Monday, October 1, 2012

SHOCKtober 2012, Day 1: Sunshine


This is an entry for Final Girl's SHOCKtober 2012 blog event. As always, thanks to Stacie Ponder for being such a creative inspiration/badass! 

Minor spoilers. 

It can sometimes be hard to be a science fiction fan when you know so little about science. I love when sci-fi explores setting, and character, and ethical ramifications through the prism of ever-expanding scientific knowledge, but when it comes to actually analyzing the veracity of the material itself I am hopelessly lost. Maybe someday I'll teach myself enough to crawl through a movie like Sunshine and either be able to validate the basis of its plot or find myself horrifically disappointed by it, like this guy.

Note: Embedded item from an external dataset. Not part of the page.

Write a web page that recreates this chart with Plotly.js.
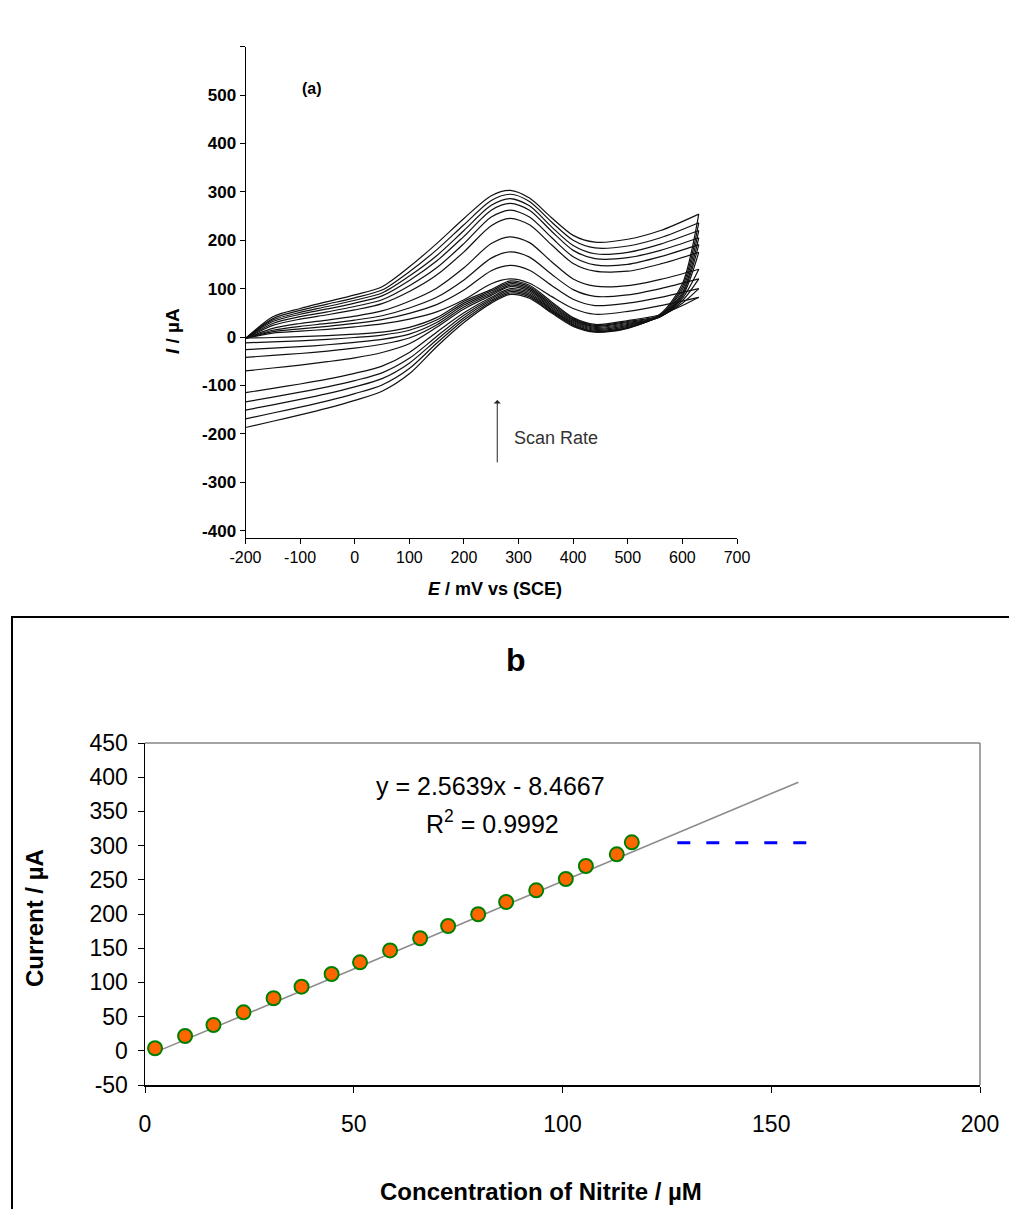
<!DOCTYPE html>
<html><head><meta charset="utf-8">
<script src="https://cdn.plot.ly/plotly-3.0.1.min.js"></script>
<style>body{margin:0;background:#fff}#chart{width:1009px;height:1209px}</style>
</head><body><div id="chart"></div>
<script>
// ---------- Panel (a): cyclic voltammograms ----------
const potentialUp = [-200,-150,-100,-50,0,50,100,150,200,250,285,320,360,400,440,500,560,630];
const upper1  = [-3,42,59,73,87,104,145,193,245,292,303,287,247,210,196,202,220,254];
const upper2  = [-3,38,55,68,81,97,135,180,232,282,295,280,238,200,184,188,205,236];
const upper3  = [-3,35,51,63,76,91,126,168,220,272,286,271,228,189,172,175,192,220];
const upper4  = [-3,32,47,58,70,85,117,157,208,262,276,262,219,179,162,164,179,205];
const upper5  = [-3,28,42,52,63,77,106,143,193,248,262,248,206,166,149,150,166,191];
const upper6  = [-3,24,37,46,56,69,94,128,176,230,245,232,191,152,136,136,151,175];
const upper7  = [-3,18,28,35,43,54,74,101,143,193,207,195,156,120,105,106,119,140];
const upper8  = [-3,14,22,28,35,44,60,82,118,163,176,165,130,98,84,87,100,120];
const upper9  = [-3,11,17,22,28,36,49,67,97,137,148,138,107,78,65,70,82,100];
const upper10 = [-3,8,12,16,21,27,37,52,77,110,120,111,84,59,47,53,65,82];

const potentialLow = [-200,-150,-100,-50,0,50,100,150,200,250,285,320,360,400,440,500,560,600,630];
const lower1  = [-187,-174,-161,-147,-131,-112,-76,-20,30,70,88,80,50,22,10,18,48,110,254];
const lower2  = [-169,-157,-145,-132,-117,-99,-65,-13,35,73,91,83,52,24,11,19,46,104,236];
const lower3  = [-151,-140,-129,-117,-103,-86,-54,-6,40,76,94,86,54,26,12,20,45,98,220];
const lower4  = [-134,-124,-114,-103,-90,-74,-44,1,45,79,97,89,56,28,14,22,44,92,205];
const lower5  = [-115,-106,-97,-87,-75,-60,-32,10,50,82,100,92,58,30,16,24,43,88,191];
const lower6  = [-70,-64,-58,-51,-43,-32,-14,20,58,86,104,95,61,32,18,26,42,84,175];
const lower7  = [-42,-38,-34,-29,-23,-15,-2,25,62,89,107,98,64,34,20,28,42,80,140];
const lower8  = [-26,-23,-20,-16,-11,-5,6,30,66,92,110,101,67,36,22,30,43,75,120];
const lower9  = [-12,-10,-8,-5,-1,4,14,35,70,95,113,104,70,38,24,32,44,70,100];
const lower10 = [-2,-1,1,3,6,10,20,40,74,98,116,107,73,40,26,34,46,65,82];

const upperCurves = [upper1,upper2,upper3,upper4,upper5,upper6,upper7,upper8,upper9,upper10];
const lowerCurves = [lower1,lower2,lower3,lower4,lower5,lower6,lower7,lower8,lower9,lower10];
const potentialTicks = [-200,-100,0,100,200,300,400,500,600,700];
const potentialTickText = ['-200','-100','0','100','200','300','400','500','600','700'];
const currentTicksA = [-400,-300,-200,-100,0,100,200,300,400,500,600];
const currentTickTextA = ['-400','-300','-200','-100','0','100','200','300','400','500',''];

// ---------- Panel (b): calibration ----------
const concentration = [2.4,9.6,16.4,23.6,30.8,37.5,44.7,51.5,58.7,65.9,72.6,79.8,86.5,93.7,100.8,105.6,113.0,116.6];
const current = [3.7,21.6,37.7,56.3,76.8,93.7,112.3,129.4,146.8,164.5,182.5,199.6,217.5,234.6,251.2,270.2,287.3,304.8];
const slope = 2.5639, intercept = -8.4667;
const trendRange = [2.4, 156.5];
const plateauX = [127.5, 158.5];
const plateauY = [304, 304];
const concTicks = [0,50,100,150,200];
const concTickText = ['0','50','100','150','200'];
const currentTicksB = [-50,0,50,100,150,200,250,300,350,400,450];
const currentTickTextB = ['-50','0','50','100','150','200','250','300','350','400','450'];

const FONT = 'Arial, "Liberation Sans", sans-serif';
const traces = [];
upperCurves.forEach(c => traces.push({x: potentialUp, y: c, xaxis:'x', yaxis:'y', mode:'lines',
  line:{color:'#111', width:1.2, shape:'spline', smoothing:0.8}, hoverinfo:'skip'}));
lowerCurves.forEach(c => traces.push({x: potentialLow, y: c, xaxis:'x', yaxis:'y', mode:'lines',
  line:{color:'#111', width:1.2, shape:'spline', smoothing:0.8}, hoverinfo:'skip'}));

traces.push({x: trendRange, y: trendRange.map(v => slope*v + intercept), xaxis:'x2', yaxis:'y2',
  mode:'lines', line:{color:'#8c8c8c', width:1.6}});
traces.push({x: concentration, y: current, xaxis:'x2', yaxis:'y2', mode:'markers',
  marker:{color:'#ff6600', size:14, line:{color:'#008000', width:2}}});
traces.push({x: plateauX, y: plateauY, xaxis:'x2', yaxis:'y2', mode:'lines',
  line:{color:'#0000ff', width:3, dash:'13px,16px'}});

const W = 1009, H = 1209;
const px = v => v / W, py = v => 1 - v / H;
const ann = (x, y, text, size, extra) => Object.assign({xref:'paper', yref:'paper', x:px(x), y:py(y),
  xanchor:'center', yanchor:'middle', text:text, showarrow:false, font:{size:size}}, extra || {});

const layout = {
  width: W, height: H, showlegend:false,
  margin:{l:0,r:0,t:0,b:0}, paper_bgcolor:'#fff', plot_bgcolor:'rgba(0,0,0,0)',
  font:{family:FONT, color:'#000'},
  xaxis:{domain:[px(245.5), px(737)], range:[-200,700], tickvals:potentialTicks, ticktext:potentialTickText,
    showgrid:false, zeroline:false, showline:true, linecolor:'#000', linewidth:1,
    ticks:'outside', ticklen:5, tickcolor:'#000', tickfont:{size:16, family:FONT}, anchor:'y'},
  yaxis:{domain:[py(537.9), py(46.6)], range:[-415,600], tickvals:currentTicksA, ticktext:currentTickTextA,
    showgrid:false, zeroline:false, showline:true, linecolor:'#000', linewidth:1,
    ticks:'outside', ticklen:5, tickcolor:'#000', tickfont:{size:17, family:FONT, weight:'bold'}, anchor:'x'},
  xaxis2:{domain:[px(145), px(980)], range:[0,200], tickvals:concTicks, ticktext:concTickText,
    showgrid:false, zeroline:false, showline:true, linecolor:'#000', linewidth:1.5,
    ticks:'outside', ticklen:6, tickcolor:'#000', tickfont:{size:23, family:FONT},
    ticklabelstandoff:12, anchor:'y2'},
  yaxis2:{domain:[py(1085), py(743)], range:[-50,450], tickvals:currentTicksB, ticktext:currentTickTextB,
    showgrid:false, zeroline:false, showline:true, linecolor:'#000', linewidth:1.5,
    ticks:'outside', ticklen:6, tickcolor:'#000', tickfont:{size:23, family:FONT},
    ticklabelstandoff:5, anchor:'x2'},
  shapes:[
    {type:'line', xref:'paper', yref:'paper', x0:px(145), x1:px(980), y0:py(743), y1:py(743), line:{color:'#868686', width:1.5}},
    {type:'line', xref:'paper', yref:'paper', x0:px(980), x1:px(980), y0:py(743), y1:py(1085), line:{color:'#868686', width:1.5}},
    {type:'rect', xref:'paper', yref:'paper', x0:px(12), x1:px(1015), y0:py(617), y1:py(1215), line:{color:'#000', width:2}}
  ],
  annotations:[
    ann(312, 88, '<b>(a)</b>', 16),
    ann(172, 331, '<b><i>I</i> / µA</b>', 19, {textangle:-90}),
    ann(495, 589, '<b><i>E</i> / mV vs (SCE)</b>', 18),
    {xref:'x', yref:'y', x:261, y:-130, ax:261, ay:-262, axref:'x', ayref:'y', text:'', showarrow:true,
      arrowhead:1, arrowsize:1.2, arrowwidth:1, arrowcolor:'#222'},
    ann(556, 438, 'Scan Rate', 18, {font:{size:18, color:'#333'}}),
    ann(516, 660, '<b>b</b>', 32),
    ann(490, 786, 'y = 2.5639x - 8.4667', 25),
    ann(492, 822, 'R<sup>2</sup> = 0.9992', 25),
    ann(35, 918, '<b>Current / µA</b>', 24, {textangle:-90}),
    ann(541, 1191, '<b>Concentration of Nitrite / µM</b>', 24)
  ]
};
Plotly.newPlot('chart', traces, layout, {staticPlot:true, displayModeBar:false});
</script></body></html>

I was gearing up to write a gushing, effusive piece about the movie, mostly because I really do enjoy it and I think it remains criminally underseen and mismarketed. And then I went ahead and read that, which is so detail-oriented and thorough to be nearly psychotic, and all of a sudden the seeds of doubt have been planted in my timid little soul. Not that I need the validation of some angry man on the Internet to like or dislike something - the hive-mind mentality of popular criticism is awful enough as it is - but Sunshine repeatedly employs fact as a scaffold for narrative and to be told that those facts do not hold water makes me a little nervous. And though I don't agree with all of his myriad complaints, I have to give him credit for some pretty keen-eyed speculation on the contradictory nature of the technological future the film creates. His analysis of the film's internal logic, predictive though it might be, cannot be reasonably challenged by someone like me who just doesn't know these things. Ignorance is bliss, after all.

If you're science-oriented, and you have the wherewithal to really dismantle what you see in this terminal voyage to the sun, I recommend viewing the film as a sort of cautionary parable. "What Can Go Wrong in Space?" or "Don't Let the Crazy Dude Be Your Navigator." The crew of eight that Danny Boyle puts together is a doomed lot, and befall them doom does; shield malfunctions, inopportune fires, inter-crew drama, and then a completely unexpected wrench thrown in during the last half hour. The movie takes a hard left into science fiction horror at this point, like a competent version of Event Horizon, and a vast majority of the people who watch it are dissatisfied with this. I think it represents a logical capstone to a journey where not only does everything that could go wrong manages to, but things that could never have conceivably happened at all still manage to happen and fuck them the hell up. It is horror at its essence: being confronted with the incomprehensible. I don't expect everyone to buy this justification, but it works for me. 

Even if the film ends up disappointing you in its final act, the first hour is taut, eventful, and full of beautiful imagery and sound. Made on a relatively modest budget ($40 million, which it couldn't even make back internationally), Sunshine nonetheless looks and sounds fantastic, embracing its slightly over-the-top space opera status with booming orchestral music and blown out golden light infused into nearly every scene. If self-importance is detrimental in the face of incompetence, then I suppose Sunshine would be a grievous offender to reviewers like the above: the movie does, indeed, make itself feel important. I can't even say that I consider it particularly important, despite being a fan. It is a flashy, engaging little trip down the mortality rabbit hole, however, and ninety minutes of that will satisfy more than its share of sci-fi fans.